» Problem requirements: Skip pictures; extract every line from the one with "Recreate this image as a Python" through the one with "from matplotlib.lines import Line2D", exactly as written.
......
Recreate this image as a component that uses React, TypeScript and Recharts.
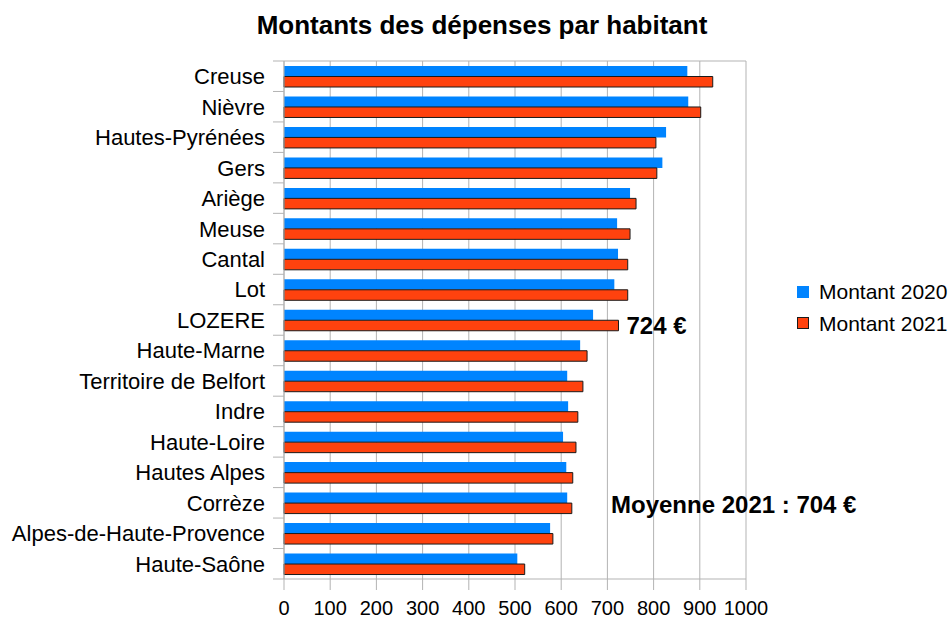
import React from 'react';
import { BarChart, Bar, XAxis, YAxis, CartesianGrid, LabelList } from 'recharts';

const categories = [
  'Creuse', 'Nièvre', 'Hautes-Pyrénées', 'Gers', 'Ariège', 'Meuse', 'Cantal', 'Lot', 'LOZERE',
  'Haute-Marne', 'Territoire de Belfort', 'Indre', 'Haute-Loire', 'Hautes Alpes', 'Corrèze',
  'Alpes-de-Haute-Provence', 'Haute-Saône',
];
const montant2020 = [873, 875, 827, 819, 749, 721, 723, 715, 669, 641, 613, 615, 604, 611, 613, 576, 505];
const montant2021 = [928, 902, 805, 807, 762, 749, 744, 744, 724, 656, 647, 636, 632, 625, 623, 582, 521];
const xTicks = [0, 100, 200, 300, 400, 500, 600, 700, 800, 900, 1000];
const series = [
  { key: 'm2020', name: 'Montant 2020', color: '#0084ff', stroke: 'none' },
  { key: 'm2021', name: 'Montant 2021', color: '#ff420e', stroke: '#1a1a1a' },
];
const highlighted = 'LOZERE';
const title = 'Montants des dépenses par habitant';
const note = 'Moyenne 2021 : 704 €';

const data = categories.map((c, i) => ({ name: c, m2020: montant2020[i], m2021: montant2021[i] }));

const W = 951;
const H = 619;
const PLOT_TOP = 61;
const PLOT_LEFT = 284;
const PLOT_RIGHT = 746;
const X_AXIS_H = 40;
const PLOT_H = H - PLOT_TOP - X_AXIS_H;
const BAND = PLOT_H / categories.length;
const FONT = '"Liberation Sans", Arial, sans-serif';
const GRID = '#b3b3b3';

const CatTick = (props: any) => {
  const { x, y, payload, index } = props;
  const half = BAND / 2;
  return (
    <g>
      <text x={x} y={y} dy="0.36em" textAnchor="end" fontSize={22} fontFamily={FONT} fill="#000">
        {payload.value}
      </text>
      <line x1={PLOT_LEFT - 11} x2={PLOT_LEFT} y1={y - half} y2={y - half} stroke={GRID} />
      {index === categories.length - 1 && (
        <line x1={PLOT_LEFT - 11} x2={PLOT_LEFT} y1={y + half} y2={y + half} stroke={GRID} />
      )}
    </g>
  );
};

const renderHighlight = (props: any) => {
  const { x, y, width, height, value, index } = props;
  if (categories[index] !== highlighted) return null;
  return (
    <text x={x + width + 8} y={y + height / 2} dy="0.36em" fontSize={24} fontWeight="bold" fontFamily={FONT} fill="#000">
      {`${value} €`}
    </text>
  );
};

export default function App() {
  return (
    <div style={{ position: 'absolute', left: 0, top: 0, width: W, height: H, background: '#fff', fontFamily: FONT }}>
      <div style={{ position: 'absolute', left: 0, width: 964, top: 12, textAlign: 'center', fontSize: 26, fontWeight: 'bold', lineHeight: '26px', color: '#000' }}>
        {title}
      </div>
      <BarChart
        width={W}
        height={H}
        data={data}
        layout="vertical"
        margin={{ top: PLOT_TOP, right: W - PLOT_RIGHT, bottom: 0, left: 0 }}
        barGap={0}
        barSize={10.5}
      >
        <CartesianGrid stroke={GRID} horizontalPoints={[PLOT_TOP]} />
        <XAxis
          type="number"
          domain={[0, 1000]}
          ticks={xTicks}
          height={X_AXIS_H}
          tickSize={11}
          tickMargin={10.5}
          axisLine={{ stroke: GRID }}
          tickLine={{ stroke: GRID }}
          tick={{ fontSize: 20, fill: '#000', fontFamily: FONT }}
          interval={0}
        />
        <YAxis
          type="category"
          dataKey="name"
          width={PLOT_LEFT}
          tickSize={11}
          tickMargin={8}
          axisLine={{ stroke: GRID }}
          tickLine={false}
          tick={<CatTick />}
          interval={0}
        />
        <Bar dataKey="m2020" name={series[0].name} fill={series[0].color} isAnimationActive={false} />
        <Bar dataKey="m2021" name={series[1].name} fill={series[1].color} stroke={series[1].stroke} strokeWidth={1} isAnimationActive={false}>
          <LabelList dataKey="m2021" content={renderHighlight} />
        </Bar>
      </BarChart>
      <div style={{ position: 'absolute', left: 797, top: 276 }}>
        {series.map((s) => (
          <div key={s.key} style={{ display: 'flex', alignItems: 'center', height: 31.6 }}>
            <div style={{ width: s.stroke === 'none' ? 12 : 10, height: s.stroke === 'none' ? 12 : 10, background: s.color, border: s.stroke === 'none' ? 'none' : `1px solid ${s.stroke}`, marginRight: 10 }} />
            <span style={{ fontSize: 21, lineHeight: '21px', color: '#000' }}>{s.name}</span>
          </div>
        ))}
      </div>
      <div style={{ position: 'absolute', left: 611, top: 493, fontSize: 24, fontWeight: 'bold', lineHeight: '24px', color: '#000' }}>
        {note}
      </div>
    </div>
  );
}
......
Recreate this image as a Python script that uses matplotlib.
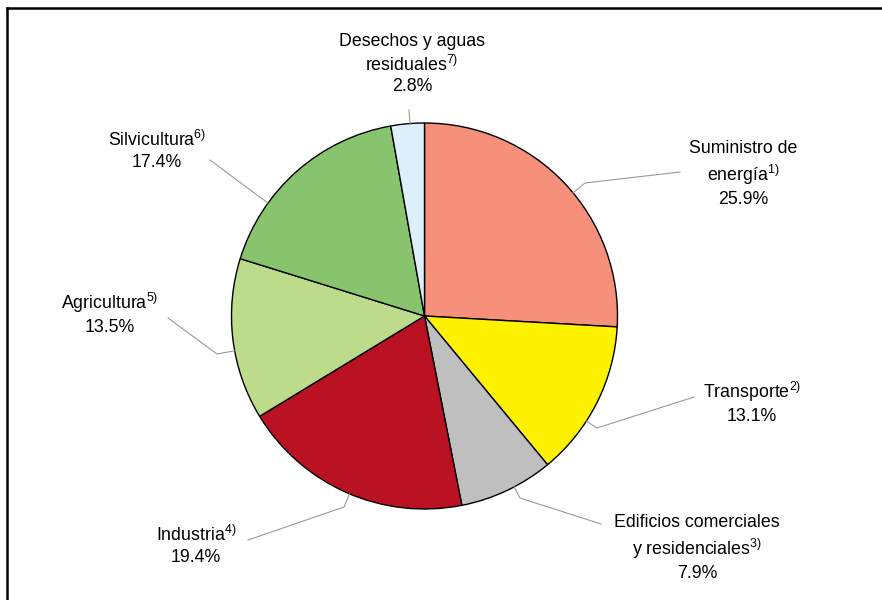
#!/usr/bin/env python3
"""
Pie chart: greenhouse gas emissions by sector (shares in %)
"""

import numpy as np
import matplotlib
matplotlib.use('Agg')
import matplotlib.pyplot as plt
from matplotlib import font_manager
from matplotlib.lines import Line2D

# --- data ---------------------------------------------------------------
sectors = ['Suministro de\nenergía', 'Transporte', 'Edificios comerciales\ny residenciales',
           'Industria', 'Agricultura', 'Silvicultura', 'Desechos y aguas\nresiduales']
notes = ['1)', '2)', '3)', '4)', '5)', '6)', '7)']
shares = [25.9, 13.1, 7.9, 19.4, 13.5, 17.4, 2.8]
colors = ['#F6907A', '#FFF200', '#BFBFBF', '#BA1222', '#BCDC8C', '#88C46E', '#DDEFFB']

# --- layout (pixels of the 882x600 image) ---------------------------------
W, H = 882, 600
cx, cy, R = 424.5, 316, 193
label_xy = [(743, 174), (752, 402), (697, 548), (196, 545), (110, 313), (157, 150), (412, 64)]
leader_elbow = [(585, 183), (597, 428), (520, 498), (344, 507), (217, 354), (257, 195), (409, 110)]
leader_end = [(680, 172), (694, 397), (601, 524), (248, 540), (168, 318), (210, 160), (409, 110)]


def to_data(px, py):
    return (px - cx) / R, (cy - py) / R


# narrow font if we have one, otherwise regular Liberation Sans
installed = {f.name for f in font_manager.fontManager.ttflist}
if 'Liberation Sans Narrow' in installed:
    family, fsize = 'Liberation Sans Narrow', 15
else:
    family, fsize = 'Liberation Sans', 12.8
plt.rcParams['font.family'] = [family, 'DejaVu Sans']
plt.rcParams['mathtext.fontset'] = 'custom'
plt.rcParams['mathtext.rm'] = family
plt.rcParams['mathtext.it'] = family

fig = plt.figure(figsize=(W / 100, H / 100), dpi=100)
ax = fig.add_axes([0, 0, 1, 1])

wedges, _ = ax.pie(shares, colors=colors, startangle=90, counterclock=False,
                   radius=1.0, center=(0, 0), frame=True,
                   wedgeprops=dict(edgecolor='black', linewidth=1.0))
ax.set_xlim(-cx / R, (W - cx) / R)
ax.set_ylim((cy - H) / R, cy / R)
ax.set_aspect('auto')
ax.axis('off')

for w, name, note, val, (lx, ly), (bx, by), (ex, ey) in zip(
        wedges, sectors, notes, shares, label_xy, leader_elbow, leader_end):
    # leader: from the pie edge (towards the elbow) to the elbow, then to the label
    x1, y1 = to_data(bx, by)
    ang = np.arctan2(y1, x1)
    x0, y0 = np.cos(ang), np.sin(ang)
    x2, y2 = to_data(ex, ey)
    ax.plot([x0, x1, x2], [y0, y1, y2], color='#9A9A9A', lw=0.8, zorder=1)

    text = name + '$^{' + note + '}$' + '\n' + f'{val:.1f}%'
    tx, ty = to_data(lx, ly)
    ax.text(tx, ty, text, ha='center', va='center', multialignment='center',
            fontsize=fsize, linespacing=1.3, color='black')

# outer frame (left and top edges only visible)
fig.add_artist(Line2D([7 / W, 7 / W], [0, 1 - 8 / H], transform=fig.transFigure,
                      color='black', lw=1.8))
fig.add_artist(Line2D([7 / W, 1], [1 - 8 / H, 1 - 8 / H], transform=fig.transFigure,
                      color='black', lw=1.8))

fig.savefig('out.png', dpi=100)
......
» Completed exercise:
Recreate this image as a Python script that uses matplotlib.
#!/usr/bin/env python3
"""
Pie chart: greenhouse gas emissions by sector (shares in %)
"""

import numpy as np
import matplotlib
matplotlib.use('Agg')
import matplotlib.pyplot as plt
from matplotlib import font_manager
from matplotlib.lines import Line2D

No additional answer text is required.